Anybody planning a visit to Iceland's capital city is likely to stumble upon a lot of talk about Grandi. Reykjavík's historic harbour area has been booming lately. Think hip restaurants, boho boutiques, museums and cafes. It's popular with locals and visitors alike—an area of open spaces significantly more peaceful than the central tourist area around the busy Laugavegur street.
So many of the buildings here were refurbished remnants from the fishing industry. As the locals say, you're more likely to see artists, architects and chefs here now than sailors. Be sure to come with an empty belly—and expect to eat well in Grandi!
Here are some of Grandi's highlights:
Grandi makes a superb place to walk and wander. Start on the waterfront around the Harpa (Reykjavík's famous opera house) and walk west, admiring views of Mount Esja across Faxafloi Bay to the north. You'll pass the docks for whale-watching and puffin tours.
For decades, this café on the old harbour has been the first place fishermen go when they step back on dry land. Broad windows look out at the boats and they're known for their breakfasts, brunches and smørrebrød light sandwiches. Since 1935, this "Coffee Wagon" (as the name translates) was the hangout of choice for dockworkers, vagrants, sailors, wanderers and anybody else who likes a good cup of coffee.
Tucked inside old boat repair shops, you'll find a surprising range of shops and boutiques to explore, each with a bent for something unique. There's a high-fashion boutique, a deli-butcher shop, a chocolate factory, a bistro-brewery, a goldsmith, a cheesemonger, a Japanese teahouse, and Valdis, the hit ice cream shop, just to name a few.
In Grandi, you have your pick of some of the best. The Maritime Museum, the Saga Museum, Whales of Iceland and Aurora Reykjavík are all right here.

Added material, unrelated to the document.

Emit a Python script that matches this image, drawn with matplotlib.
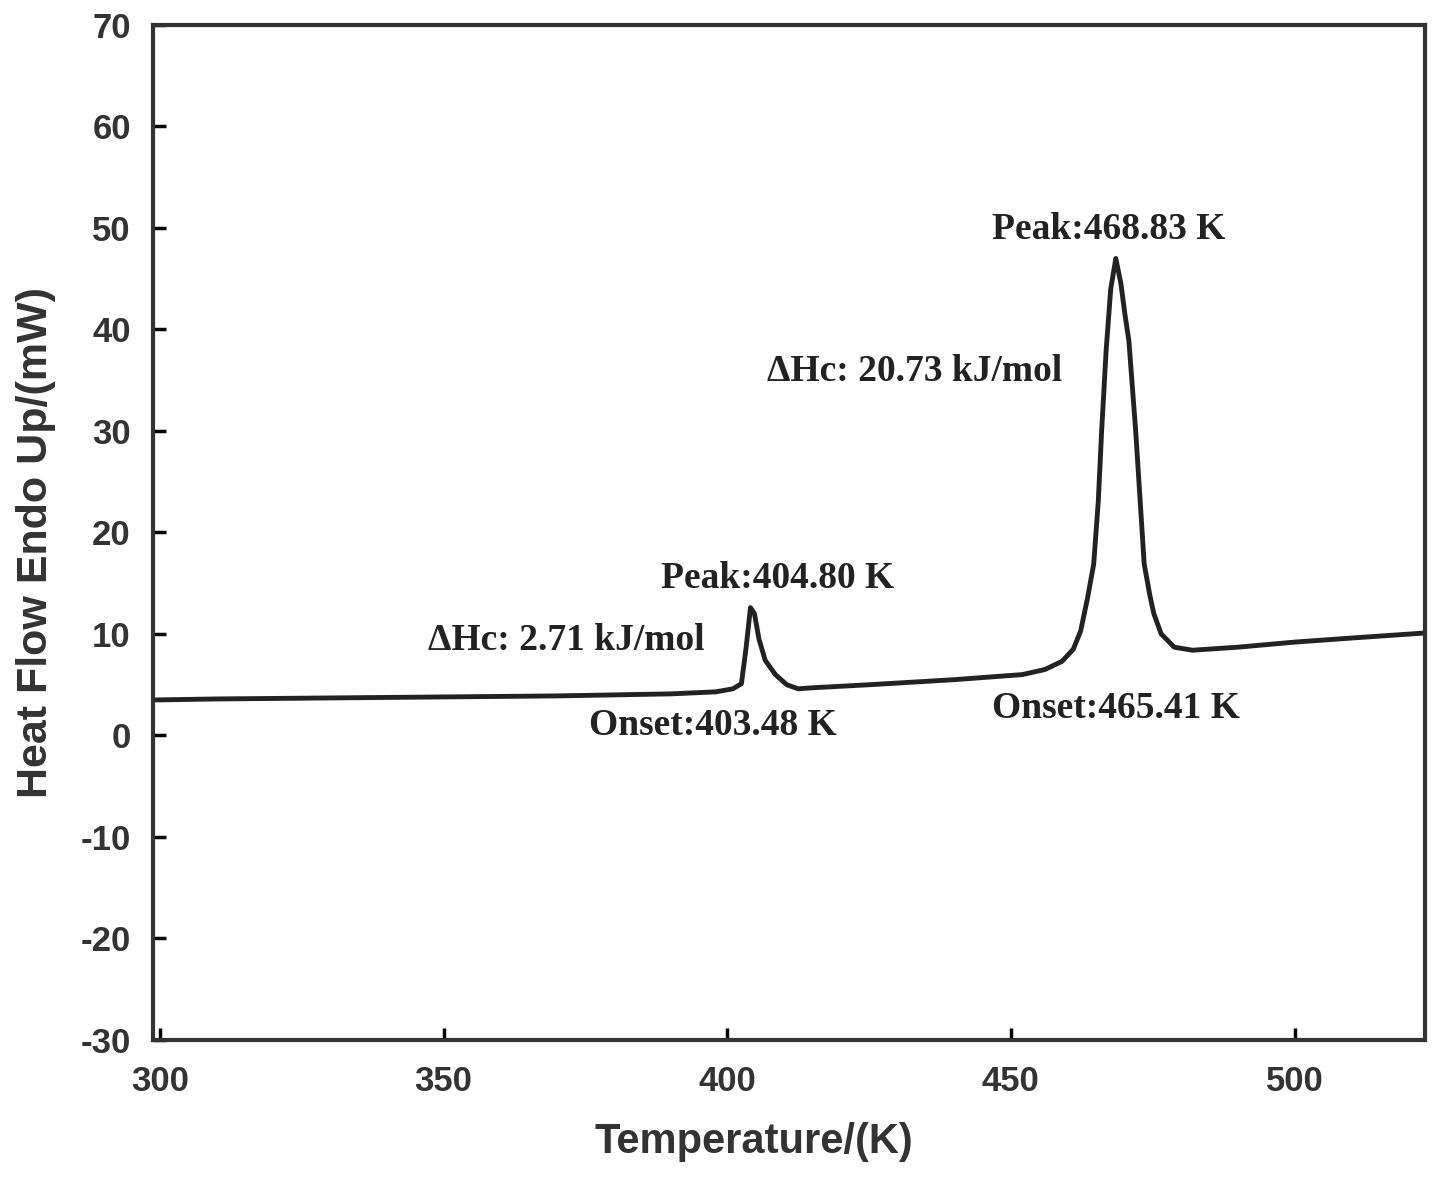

This new street food hall is comfortable, interesting and a must-visit for foodies. It is located in the Iceland Ocean Cluster, which is part of the most innovative area in town, celebrating Icelandic culture and industry. There are nine 'street food' concessions, each with a unique style, representing cuisines as diverse as Korean kimchi tacos to barbecued Icelandic lamb. There's also a mini wine bar, a lax and champagne bar and a place to sample all kinds of that legendary Icelandic yogurt, Skyr. You'll probably have to come at least twice!
Starting in summer 2019, you'll be able to include an unforgettable visit to the ground-breaking attraction that is FlyOver Iceland, where you'll experience a stunning presentation of Iceland’s natural forces at work and then take a 'flight-ride' above some of Iceland's most remote and stunning landscapes.
A former fish meal factory now houses an art museum, the studio of renowned Icelandic-Danish artist Olafur Eliasson (he designed the exterior of Harpa) and the sleek and very trendy Marshall Restaurant+Bar.
Finish your visit with a stop at this unique outdoor art piece at the far end of the cape. It's a small round hill with a summit-top homage to the old tradition of wind-drying fish. The artist behind it, Olof Nordal, wanted it to be a place for peace within the city. You can look back across the old harbour to Harpa, where your outing started. In the Icelandic alphabet, it's written "Þúfa" alough it's "TH-OO-FHA".